Alex Avelino
O céu é um negro profundo. Tons azulados e vermelhos quebram o fundp escuro, trespassado por linhas que ora evidenciam e ora deslocam o horizonte. À frente, vegetais dourados serpenteiam. “Tempestade com Quiabos (Turner)” é uma das obras de “Esculturas com Vento”, nova exposição de Erika Verzutti que entra em cartaz no sábado (31), no galpão da galeria Fortes D’Aloia & Gabriel, na zona oeste de São Paulo.
Na mostra, esculturas e relevos de parede oscilam e se inclinam, evocando instabilidade física e emocional. Verzutti, que já expôs do Masp ao Centre Pompidou, na França, dialoga com a tradição da representação artística do clima e do tempo, de Leonardo da Vinci a William Turner, mas incorporando elementos e materiais comuns ao seu trabalho frutas, legumes, ovos e jornais.
“Acho que todas as esculturas têm vontade própria”, afirma a artista. “Dessa vez, elas aparecem alteradas pelo vento. Não trago o vento literal, mas uma hipótese —se batesse um vento que levasse tudo embora, como essas coisas reagiriam?”
O vento, força invisível e imprevisível, aparece nas esculturas como inclinação, torção, resistência.
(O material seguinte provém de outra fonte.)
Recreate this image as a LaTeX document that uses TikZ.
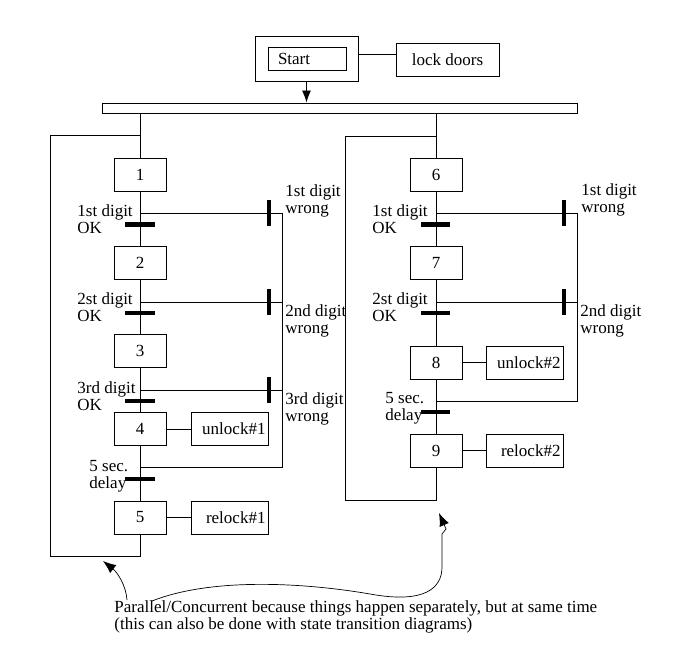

É o caso de uma estrutura de frutas e legumes de bronze que sustenta-se apenas com o peso da cauda de bananas esparramadas pelo chão.
O movimento, ou a ameaça de colapso, é um eixo conceitual que se adensou no trabalho da artista a partir de 2023, quando ela passou a produzir esculturas tombadas, de torres caídas que repousam sobre travesseiros improvisados de pilhas de jornais. “Era uma reação à quase impossibilidade de colocar uma coisa reta, ereta, assertiva, nesse momento de instabilidade que estamos vivendo”, explica.
Para Verzutti, a arte não é uma válvula de escape ou distração à crise climática e política. “O trabalho está sempre tentando lidar com a realidade. Acho que qualquer trabalho de arte quer mostrar o que é real”, diz.
Um dos elementos recorrentes na obra da artista é o uso de vegetais, especialmente frutas e legumes, por serem, para ela, expressivos e, ao mesmo tempo, manterem um vínculo com a realidade. Verzutti tem esses materiais como uma porta de entrada universal para seu trabalho, já que todos têm o hábito de comer.
O quiabo, por exemplo, aparece como um vetor formal e dinâmico —por ser curvo, cria movimento e parece voar sozinho. Verzutti explica que, por isso, o prefere a uma forma geométrica convencional, como um cilindro. Esse hibridismo entre matéria e cultura é, segundo ela, o núcleo de sua prática.
Embora o humor esteja presente na obra —seja na forma ou nos títulos— a artista não se considera irônica. “Ironia é quando você dá uma coisa, mas tira. E eu quero oferecer. Quando falo de graça, é no sentido de graciosidade, de trazer algo para quem está vendo.”
Ela, no entanto, diz não ser uma pessoa muito cômica. “Adoraria ser mais engraçada. As coisas são muito sérias, mas eu acho que tem uma uma coisa mundana que me interessa. Seria meu sonho fazer memes. Já tentei, mas sou incapaz.”
Sobre a forma como absorve referências, Verzutti coloca todas em pé de igualdade. “Sempre pensei que tudo tem o mesmo peso —Turner ou quiabo, uma pintura ou uma receita. Coloco as coisas todas no mesmo nível. Você vê um trabalho que gosta e uma receita que queria fazer. Sempre pensei assim.”